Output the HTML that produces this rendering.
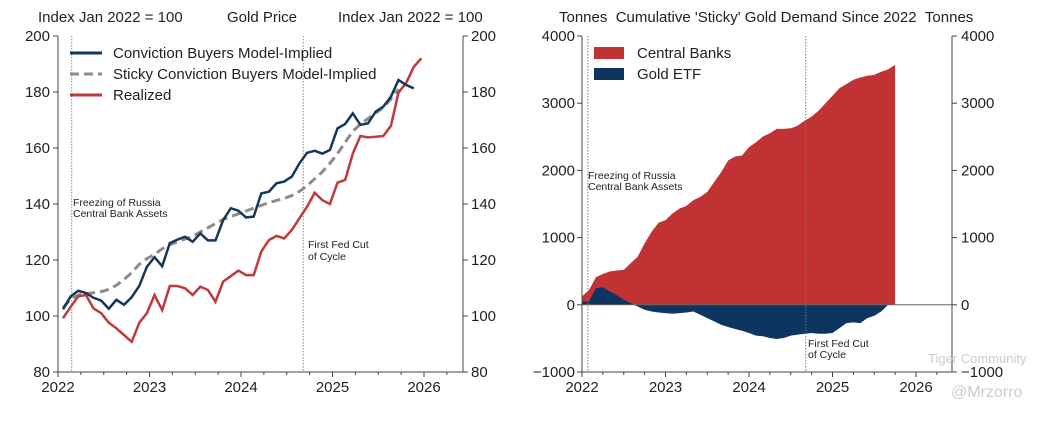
<!DOCTYPE html>
<html><head><meta charset="utf-8"><style>
body{margin:0;background:#fff;width:1061px;height:418px;overflow:hidden;font-family:"Liberation Sans",sans-serif}
svg text{font-family:"Liberation Sans",sans-serif;fill:#222}
</style></head><body>
<svg id="c" width="1061" height="418"></svg>
<script>
// Left chart data (monthly from Feb 2022)
const convictionVals=[102.4,107,109,108.2,106.5,105.5,102.6,105.8,104,106.7,110.8,117.6,121,117.8,126,127.3,128.3,126.5,129.5,127,127,134.3,138.5,137.6,135.2,135.5,143.8,144.4,147.4,148,149.8,154.5,158.3,159,158,159.3,167,168.6,172.4,168.3,168.8,173,174.8,178.3,184.3,182.5,181.3];
const stickyVals=[103,106,107.5,108,108.3,108.7,109.5,111,113,115.5,118.5,120.5,122,124,125.5,126.5,127.5,128.5,130,131.5,133,134.5,135.5,136.5,137.5,138.5,139.5,140.5,141.3,142,143,144.5,146.5,149,151.5,154.5,158,162,166,168.5,170.5,172.5,174.5,177.5,181];
const realizedVals=[99.2,103.3,107,107.5,102.7,101,97.6,95.6,93.2,90.8,97.6,101,107.5,102.1,110.7,110.7,109.9,107.5,110.5,109.3,105.1,112.3,114.2,116.2,114.6,114.6,123,127.1,128.6,127.7,130.7,134.9,139,144,141.4,140,147.6,148.6,158,164.3,163.8,164,164.3,167.9,179.8,183.3,189,192];
const leftTicks=[80,100,120,140,160,180,200];
const yearLabels=[2022,2023,2024,2025,2026];
// Right chart data (monthly from Jan 2022)
const centralBanks=[125,220,410,460,495,510,520,617,716,914,1086,1220,1260,1358,1432,1472,1556,1605,1680,1827,1975,2148,2207,2222,2346,2420,2504,2553,2617,2617,2627,2667,2741,2800,2889,2998,3111,3225,3284,3348,3383,3407,3422,3467,3506,3570];
const goldEtf=[50,50,247,262,198,148,74,25,-25,-74,-99,-114,-123,-133,-123,-114,-99,-148,-198,-247,-296,-331,-360,-385,-420,-459,-469,-494,-509,-494,-459,-444,-430,-420,-430,-430,-420,-346,-272,-262,-272,-198,-163,-99,0,0];
const rightTicks=[-1000,0,1000,2000,3000,4000];

const svg=document.getElementById('c');const NS='http://www.w3.org/2000/svg';
function mk(tag,attrs,parent){const e=document.createElementNS(NS,tag);for(const k in attrs)e.setAttribute(k,attrs[k]);(parent||svg).appendChild(e);return e;}
function txt(s,x,y,size,anchor,parent){const t=mk('text',{x:x,y:y,'font-size':size,'text-anchor':anchor||'start'},parent);t.textContent=s;return t;}

// ---- LEFT ----
const L={x0:58,x1:463,y0:372,y1:36,ymin:80,ymax:200,pxYear:91.5};
const lx=t=>L.x0+(t-2022)*L.pxYear;
const ly=v=>L.y0-(v-L.ymin)/(L.ymax-L.ymin)*(L.y0-L.y1);
const gl=mk('g',{});


mk('line',{x1:L.x0,y1:L.y1,x2:L.x0,y2:L.y0,stroke:'#444'},gl);
mk('line',{x1:L.x1,y1:L.y1,x2:L.x1,y2:L.y0,stroke:'#444'},gl);
mk('line',{x1:L.x0,y1:L.y0,x2:L.x1,y2:L.y0,stroke:'#444'},gl);
leftTicks.forEach(v=>{const y=ly(v);
 mk('line',{x1:L.x0-5,y1:y,x2:L.x0,y2:y,stroke:'#444'},gl);
 mk('line',{x1:L.x1,y1:y,x2:L.x1+5,y2:y,stroke:'#444'},gl);
 const a=txt(v,L.x0-8,y+5,15,'end',gl);
 const b=txt(v,L.x1+8,y+5,15,'start',gl);});
yearLabels.forEach(yr=>{const x=lx(yr);mk('line',{x1:x,y1:L.y0,x2:x,y2:L.y0+5,stroke:'#444'},gl);
 const t=txt(yr,x,L.y0+20,15,'middle',gl);});
for(let q=2022;q<2026.5;q+=0.25){const x=lx(q);if(x<=L.x1)mk('line',{x1:x,y1:L.y0,x2:x,y2:L.y0+3,stroke:'#444'},gl);}
mk('line',{x1:lx(2022.15),y1:L.y1,x2:lx(2022.15),y2:L.y0,stroke:'#888','stroke-dasharray':'1.5,1.5'},gl);
mk('line',{x1:lx(2024.68),y1:L.y1,x2:lx(2024.68),y2:L.y0,stroke:'#888','stroke-dasharray':'1.5,1.5'},gl);
txt('Freezing of Russia',73,206,10.5,'start',gl);txt('Central Bank Assets',73,217,10.5,'start',gl);
txt('First Fed Cut',308,248,10.5,'start',gl);txt('of Cycle',308,260,10.5,'start',gl);
function linePath(vals,xf,yf){return vals.map((v,i)=>(i?'L':'M')+xf(2022+0.055+i/12).toFixed(1)+','+yf(v).toFixed(1)).join('');}
const ps=mk('path',{d:linePath(stickyVals,lx,ly),fill:'none',stroke:'#8c8c8c','stroke-width':3,'stroke-dasharray':'9,5'},gl);

const pr=mk('path',{d:linePath(realizedVals,lx,ly),fill:'none',stroke:'#c0393b','stroke-width':2.5},gl);

const pc=mk('path',{d:linePath(convictionVals,lx,ly),fill:'none',stroke:'#14375a','stroke-width':2.5},gl);

[['Conviction Buyers Model-Implied','#14375a',''],['Sticky Conviction Buyers Model-Implied','#8c8c8c','9,5'],['Realized','#c0393b','']].forEach((e,i)=>{
 const g=mk('g',{},gl);
 const y=53+i*21;mk('line',{x1:70,y1:y,x2:102,y2:y,stroke:e[1],'stroke-width':3,'stroke-dasharray':e[2]},g);
 txt(e[0],113,y+5,15,'start',g);});
txt('Index Jan 2022 = 100',38,22,15,'start',gl);txt('Gold Price',262,22,15,'middle',gl);txt('Index Jan 2022 = 100',338,22,15,'start',gl);

// ---- RIGHT ----
const R={x0:582,x1:952,y0:372,y1:36,ymin:-1000,ymax:4000,pxYear:83.5};
const rx=t=>R.x0+(t-2022)*R.pxYear;
const ry=v=>R.y0-(v-R.ymin)/(R.ymax-R.ymin)*(R.y0-R.y1);
const gr=mk('g',{});


function areaPath(vals){let d='M'+rx(2022).toFixed(1)+','+ry(0).toFixed(1);
 vals.forEach((v,i)=>{d+='L'+rx(2022+i/12).toFixed(1)+','+ry(v).toFixed(1);});
 d+='L'+rx(2022+(vals.length-1)/12).toFixed(1)+','+ry(0).toFixed(1)+'Z';return d;}
const ac=mk('path',{d:areaPath(centralBanks),fill:'#c03233'},gr);

const ae=mk('path',{d:areaPath(goldEtf),fill:'#0e3560'},gr);

mk('line',{x1:R.x0,y1:ry(0),x2:R.x1,y2:ry(0),stroke:'#666','stroke-width':1},gr);
mk('line',{x1:R.x0,y1:R.y1,x2:R.x0,y2:R.y0,stroke:'#444'},gr);
mk('line',{x1:R.x1,y1:R.y1,x2:R.x1,y2:R.y0,stroke:'#444'},gr);
mk('line',{x1:R.x0,y1:R.y0,x2:R.x1,y2:R.y0,stroke:'#444'},gr);
rightTicks.forEach(v=>{const y=ry(v);
 mk('line',{x1:R.x0-5,y1:y,x2:R.x0,y2:y,stroke:'#444'},gr);
 mk('line',{x1:R.x1,y1:y,x2:R.x1+5,y2:y,stroke:'#444'},gr);
 const a=txt(v===-1000?'\u22121000':v,R.x0-7,y+5,15,'end',gr);
 const b=txt(v===-1000?'\u22121000':v,R.x1+9,y+5,15,'start',gr);});
yearLabels.forEach(yr=>{const x=rx(yr);mk('line',{x1:x,y1:R.y0,x2:x,y2:R.y0+5,stroke:'#444'},gr);
 const t=txt(yr,x,R.y0+20,15,'middle',gr);});
for(let q=2022;q<2026.5;q+=0.25){const x=rx(q);if(x<=R.x1)mk('line',{x1:x,y1:R.y0,x2:x,y2:R.y0+3,stroke:'#444'},gr);}
mk('line',{x1:rx(2022.07),y1:R.y1,x2:rx(2022.07),y2:R.y0,stroke:'#777','stroke-dasharray':'1.5,1.5'},gr);
mk('line',{x1:rx(2024.68),y1:R.y1,x2:rx(2024.68),y2:R.y0,stroke:'#777','stroke-dasharray':'1.5,1.5'},gr);
txt('Freezing of Russia',588,179,10.5,'start',gr);txt('Central Bank Assets',588,190,10.5,'start',gr);
txt('First Fed Cut',808,347,10.5,'start',gr);txt('of Cycle',808,358,10.5,'start',gr);
[['Central Banks','#c03233'],['Gold ETF','#0e3560']].forEach((e,i)=>{
 const g=mk('g',{},gr);
 const y=53+i*21;mk('rect',{x:594,y:y-6,width:30,height:12,fill:e[1]},g);
 txt(e[0],637,y+5,15,'start',g);});
const tt=txt("Tonnes\u00a0\u00a0Cumulative 'Sticky' Gold Demand Since 2022\u00a0\u00a0Tonnes",559,22,15,'start',gr);

const w1=txt('Tiger Community',928,363,13,'start');w1.style.fill='#ccc';

const w2=txt('@Mrzorro',951,397,16,'start');w2.style.fill='#ccc';

</script>
</body></html>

================

• **What you have to do**
Write out, word for word, the lines from the start of the data through the one holding "const rightTicks=[-1000,0,1000,2000,3000,4000];". Omit pictures.

• **Task solution**
Output the HTML that produces this rendering.
<!DOCTYPE html>
<html><head><meta charset="utf-8"><style>
body{margin:0;background:#fff;width:1061px;height:418px;overflow:hidden;font-family:"Liberation Sans",sans-serif}
svg text{font-family:"Liberation Sans",sans-serif;fill:#222}
</style></head><body>
<svg id="c" width="1061" height="418"></svg>
<script>
// Left chart data (monthly from Feb 2022)
const convictionVals=[102.4,107,109,108.2,106.5,105.5,102.6,105.8,104,106.7,110.8,117.6,121,117.8,126,127.3,128.3,126.5,129.5,127,127,134.3,138.5,137.6,135.2,135.5,143.8,144.4,147.4,148,149.8,154.5,158.3,159,158,159.3,167,168.6,172.4,168.3,168.8,173,174.8,178.3,184.3,182.5,181.3];
const stickyVals=[103,106,107.5,108,108.3,108.7,109.5,111,113,115.5,118.5,120.5,122,124,125.5,126.5,127.5,128.5,130,131.5,133,134.5,135.5,136.5,137.5,138.5,139.5,140.5,141.3,142,143,144.5,146.5,149,151.5,154.5,158,162,166,168.5,170.5,172.5,174.5,177.5,181];
const realizedVals=[99.2,103.3,107,107.5,102.7,101,97.6,95.6,93.2,90.8,97.6,101,107.5,102.1,110.7,110.7,109.9,107.5,110.5,109.3,105.1,112.3,114.2,116.2,114.6,114.6,123,127.1,128.6,127.7,130.7,134.9,139,144,141.4,140,147.6,148.6,158,164.3,163.8,164,164.3,167.9,179.8,183.3,189,192];
const leftTicks=[80,100,120,140,160,180,200];
const yearLabels=[2022,2023,2024,2025,2026];
// Right chart data (monthly from Jan 2022)
const centralBanks=[125,220,410,460,495,510,520,617,716,914,1086,1220,1260,1358,1432,1472,1556,1605,1680,1827,1975,2148,2207,2222,2346,2420,2504,2553,2617,2617,2627,2667,2741,2800,2889,2998,3111,3225,3284,3348,3383,3407,3422,3467,3506,3570];
const goldEtf=[50,50,247,262,198,148,74,25,-25,-74,-99,-114,-123,-133,-123,-114,-99,-148,-198,-247,-296,-331,-360,-385,-420,-459,-469,-494,-509,-494,-459,-444,-430,-420,-430,-430,-420,-346,-272,-262,-272,-198,-163,-99,0,0];
const rightTicks=[-1000,0,1000,2000,3000,4000];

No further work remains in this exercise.